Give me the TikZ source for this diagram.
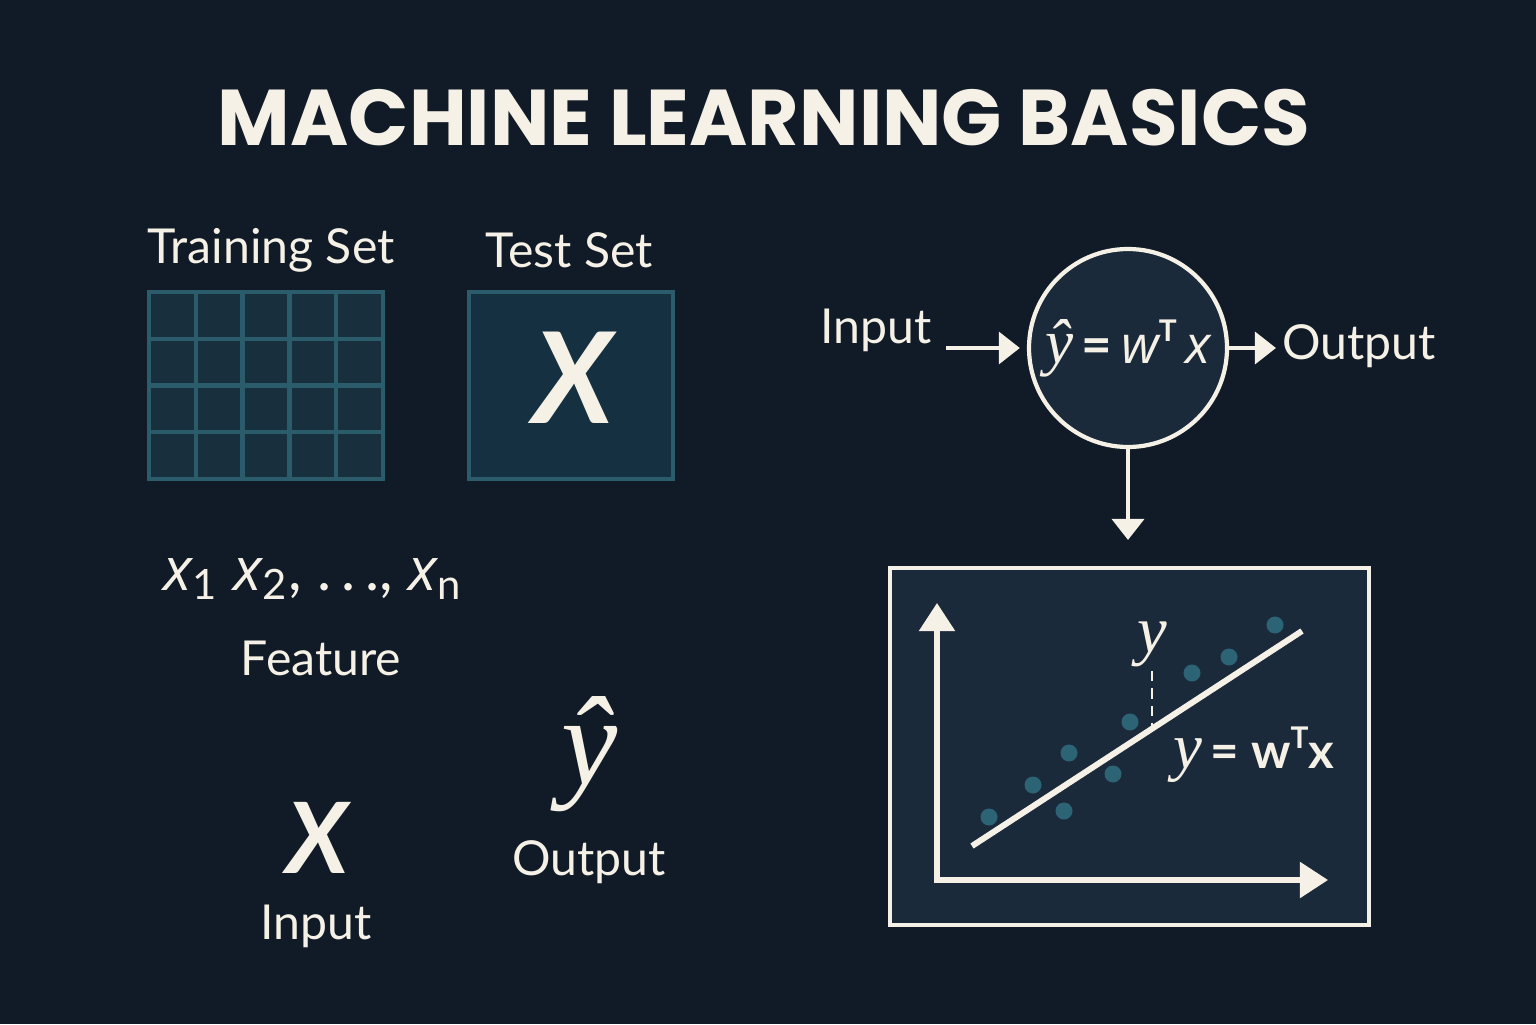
\documentclass[tikz,border=0pt]{standalone}
\usepackage{fontspec}
\setmainfont{Lato}
\newfontfamily\titlefont{Poppins}
\newfontfamily\mathsans{Open Sans}
\newfontfamily\serifit{Liberation Serif}
\usetikzlibrary{arrows.meta}
\definecolor{bgdark}{HTML}{111B27}
\definecolor{cream}{HTML}{F6F1E6}
\definecolor{gridline}{HTML}{2B5C6B}
\definecolor{gridfill}{HTML}{18303E}
\definecolor{testfill}{HTML}{153041}
\definecolor{panelfill}{HTML}{1B2A3B}
\definecolor{dotteal}{HTML}{2C6375}
\newcommand{\varx}{{\mathsans\itshape x}}
\newcommand{\yhat}{{\serifit\itshape ŷ}}
\newcommand{\supT}{\raisebox{.8ex}{\fontsize{8.5}{8.5}\selectfont\bfseries T}}
\begin{document}
\begin{tikzpicture}[
  lbl/.style={text=cream, inner sep=1pt, font=\fontsize{13.7}{16}\selectfont},
  bigsym/.style={text=cream, inner sep=1pt, font=\fontsize{28}{30}\selectfont\itshape\bfseries},
  arr/.style={draw=cream, line width=1.4pt, -{Triangle[length=6pt,width=9pt]}},
  axis/.style={draw=cream, line width=1.5pt, -{Triangle[length=8pt,width=10pt]}},
  dot/.style={fill=dotteal}]
  \fill[bgdark] (0,0) rectangle (15.36,10.24);
  \useasboundingbox (0,0) rectangle (15.36,10.24);

  % title
  \node[text=cream, font=\titlefont\bfseries\fontsize{22.5}{26}\selectfont] (title) at (7.64,9.06) {MACHINE LEARNING BASICS};

  % data sets
  \node[lbl] (trainlbl) at (2.71,7.74) {Training Set};
  \node[lbl] (testlbl) at (5.69,7.74) {Test Set};
  \foreach \i in {0,...,4}
    \foreach \j in {0,...,3}
      \draw[gridline, fill=gridfill, line width=1.2pt] (1.49+0.468*\i,5.45+0.4675*\j) rectangle ++(0.468,0.4675);
  \node[draw=gridline, fill=testfill, line width=1.2pt, minimum width=2.04cm, minimum height=1.87cm, inner sep=0] (testbox) at (5.71,6.385) {};
  \node[bigsym, font=\fontsize{36}{38}\selectfont\itshape\bfseries] (testx) at (5.73,6.46) {X};

  % features, input and output
  \node[lbl, font=\fontsize{17}{19}\selectfont] (feat) at (3.13,4.45) {\varx\textsubscript{1} \varx\textsubscript{2}, .\,.\,., \varx\textsubscript{n}};
  \node[lbl] (featlbl) at (3.21,3.66) {Feature};
  \node[bigsym] (inx) at (3.18,1.86) {X};
  \node[lbl] (inlbl) at (3.16,0.98) {Input};
  \node[text=cream, inner sep=1pt, font=\fontsize{36}{38}\selectfont] (yhat) at (5.90,2.70) {\yhat};
  \node[lbl] (outlbl) at (5.89,1.62) {Output};

  % model
  \node[circle, draw=cream, line width=1.2pt, fill=panelfill, minimum size=1.98cm, inner sep=0,
    text=cream, font=\fontsize{15}{17}\selectfont] (neuron) at (11.28,6.76)
    {{\fontsize{18}{18}\selectfont\yhat}\,{\bfseries=}\,{\mathsans\itshape w}\supT\,\varx};
  \node[lbl] (modin) at (8.76,6.94) {Input};
  \node[lbl] (modout) at (13.59,6.78) {Output};
  \coordinate (instart) at (9.46,6.76);
  \coordinate (outend) at (12.76,6.76);
  \coordinate (downend) at (11.28,4.84);
  \draw[arr] (instart) -- ([xshift=-2pt]neuron.west);
  \draw[arr] (neuron.east) -- (outend);
  \draw[arr] (neuron.south) -- (downend);

  % regression plot
  \node[draw=cream, line width=1.3pt, fill=panelfill, minimum width=4.79cm, minimum height=3.57cm, inner sep=0] (panel) at (11.295,2.775) {};
  \coordinate (O) at (9.37,1.44);
  \coordinate (ytip) at (9.37,4.21);
  \coordinate (xtip) at (13.28,1.44);
  \draw[axis] ([yshift=-0.75pt]O) -- (ytip);
  \draw[axis] ([xshift=-0.75pt]O) -- (xtip);
  \foreach \p in {(9.89,2.07),(10.33,2.39),(10.69,2.71),(10.64,2.13),(11.13,2.50),(11.30,3.02),(11.92,3.51),(12.29,3.67),(12.75,3.99)}
    \fill[dot] \p circle (0.085);
  \coordinate (fitA) at (9.72,1.78);
  \coordinate (fitB) at (13.02,3.93);
  \draw[cream, line width=1.7pt] (fitA) -- (fitB);
  \coordinate (resid) at (11.52,2.95);
  \node[text=cream, inner sep=1pt, font=\fontsize{19}{21}\selectfont\serifit\itshape] (ylbl) at (11.52,3.80) {y};
  \draw[cream, densely dashed, line width=0.4pt] (ylbl.south) -- (resid);
  \node[text=cream, inner sep=1pt, font=\fontsize{14}{17}\selectfont] (fitlbl) at (12.54,2.69) {{\fontsize{18.5}{19}\selectfont\serifit\itshape y}\,{\bfseries= w\supT x}};
\end{tikzpicture}
\end{document}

● Task details
Strip out the pictures and quote the remaining data word for word.

● Output below
Give me the TikZ source for this diagram.
\documentclass[tikz,border=0pt]{standalone}
\usepackage{fontspec}
\setmainfont{Lato}
\newfontfamily\titlefont{Poppins}
\newfontfamily\mathsans{Open Sans}
\newfontfamily\serifit{Liberation Serif}
\usetikzlibrary{arrows.meta}
\definecolor{bgdark}{HTML}{111B27}
\definecolor{cream}{HTML}{F6F1E6}
\definecolor{gridline}{HTML}{2B5C6B}
\definecolor{gridfill}{HTML}{18303E}
\definecolor{testfill}{HTML}{153041}
\definecolor{panelfill}{HTML}{1B2A3B}
\definecolor{dotteal}{HTML}{2C6375}
\newcommand{\varx}{{\mathsans\itshape x}}
\newcommand{\yhat}{{\serifit\itshape ŷ}}
\newcommand{\supT}{\raisebox{.8ex}{\fontsize{8.5}{8.5}\selectfont\bfseries T}}
\begin{document}
\begin{tikzpicture}[
  lbl/.style={text=cream, inner sep=1pt, font=\fontsize{13.7}{16}\selectfont},
  bigsym/.style={text=cream, inner sep=1pt, font=\fontsize{28}{30}\selectfont\itshape\bfseries},
  arr/.style={draw=cream, line width=1.4pt, -{Triangle[length=6pt,width=9pt]}},
  axis/.style={draw=cream, line width=1.5pt, -{Triangle[length=8pt,width=10pt]}},
  dot/.style={fill=dotteal}]
  \fill[bgdark] (0,0) rectangle (15.36,10.24);
  \useasboundingbox (0,0) rectangle (15.36,10.24);

  % title
  \node[text=cream, font=\titlefont\bfseries\fontsize{22.5}{26}\selectfont] (title) at (7.64,9.06) {MACHINE LEARNING BASICS};

  % data sets
  \node[lbl] (trainlbl) at (2.71,7.74) {Training Set};
  \node[lbl] (testlbl) at (5.69,7.74) {Test Set};
  \foreach \i in {0,...,4}
    \foreach \j in {0,...,3}
      \draw[gridline, fill=gridfill, line width=1.2pt] (1.49+0.468*\i,5.45+0.4675*\j) rectangle ++(0.468,0.4675);
  \node[draw=gridline, fill=testfill, line width=1.2pt, minimum width=2.04cm, minimum height=1.87cm, inner sep=0] (testbox) at (5.71,6.385) {};
  \node[bigsym, font=\fontsize{36}{38}\selectfont\itshape\bfseries] (testx) at (5.73,6.46) {X};

  % features, input and output
  \node[lbl, font=\fontsize{17}{19}\selectfont] (feat) at (3.13,4.45) {\varx\textsubscript{1} \varx\textsubscript{2}, .\,.\,., \varx\textsubscript{n}};
  \node[lbl] (featlbl) at (3.21,3.66) {Feature};
  \node[bigsym] (inx) at (3.18,1.86) {X};
  \node[lbl] (inlbl) at (3.16,0.98) {Input};
  \node[text=cream, inner sep=1pt, font=\fontsize{36}{38}\selectfont] (yhat) at (5.90,2.70) {\yhat};
  \node[lbl] (outlbl) at (5.89,1.62) {Output};

  % model
  \node[circle, draw=cream, line width=1.2pt, fill=panelfill, minimum size=1.98cm, inner sep=0,
    text=cream, font=\fontsize{15}{17}\selectfont] (neuron) at (11.28,6.76)
    {{\fontsize{18}{18}\selectfont\yhat}\,{\bfseries=}\,{\mathsans\itshape w}\supT\,\varx};
  \node[lbl] (modin) at (8.76,6.94) {Input};
  \node[lbl] (modout) at (13.59,6.78) {Output};
  \coordinate (instart) at (9.46,6.76);
  \coordinate (outend) at (12.76,6.76);
  \coordinate (downend) at (11.28,4.84);
  \draw[arr] (instart) -- ([xshift=-2pt]neuron.west);
  \draw[arr] (neuron.east) -- (outend);
  \draw[arr] (neuron.south) -- (downend);

  % regression plot
  \node[draw=cream, line width=1.3pt, fill=panelfill, minimum width=4.79cm, minimum height=3.57cm, inner sep=0] (panel) at (11.295,2.775) {};
  \coordinate (O) at (9.37,1.44);
  \coordinate (ytip) at (9.37,4.21);
  \coordinate (xtip) at (13.28,1.44);
  \draw[axis] ([yshift=-0.75pt]O) -- (ytip);
  \draw[axis] ([xshift=-0.75pt]O) -- (xtip);
  \foreach \p in {(9.89,2.07),(10.33,2.39),(10.69,2.71),(10.64,2.13),(11.13,2.50),(11.30,3.02),(11.92,3.51),(12.29,3.67),(12.75,3.99)}
    \fill[dot] \p circle (0.085);
  \coordinate (fitA) at (9.72,1.78);
  \coordinate (fitB) at (13.02,3.93);
  \draw[cream, line width=1.7pt] (fitA) -- (fitB);
  \coordinate (resid) at (11.52,2.95);
  \node[text=cream, inner sep=1pt, font=\fontsize{19}{21}\selectfont\serifit\itshape] (ylbl) at (11.52,3.80) {y};
  \draw[cream, densely dashed, line width=0.4pt] (ylbl.south) -- (resid);
  \node[text=cream, inner sep=1pt, font=\fontsize{14}{17}\selectfont] (fitlbl) at (12.54,2.69) {{\fontsize{18.5}{19}\selectfont\serifit\itshape y}\,{\bfseries= w\supT x}};
\end{tikzpicture}
\end{document}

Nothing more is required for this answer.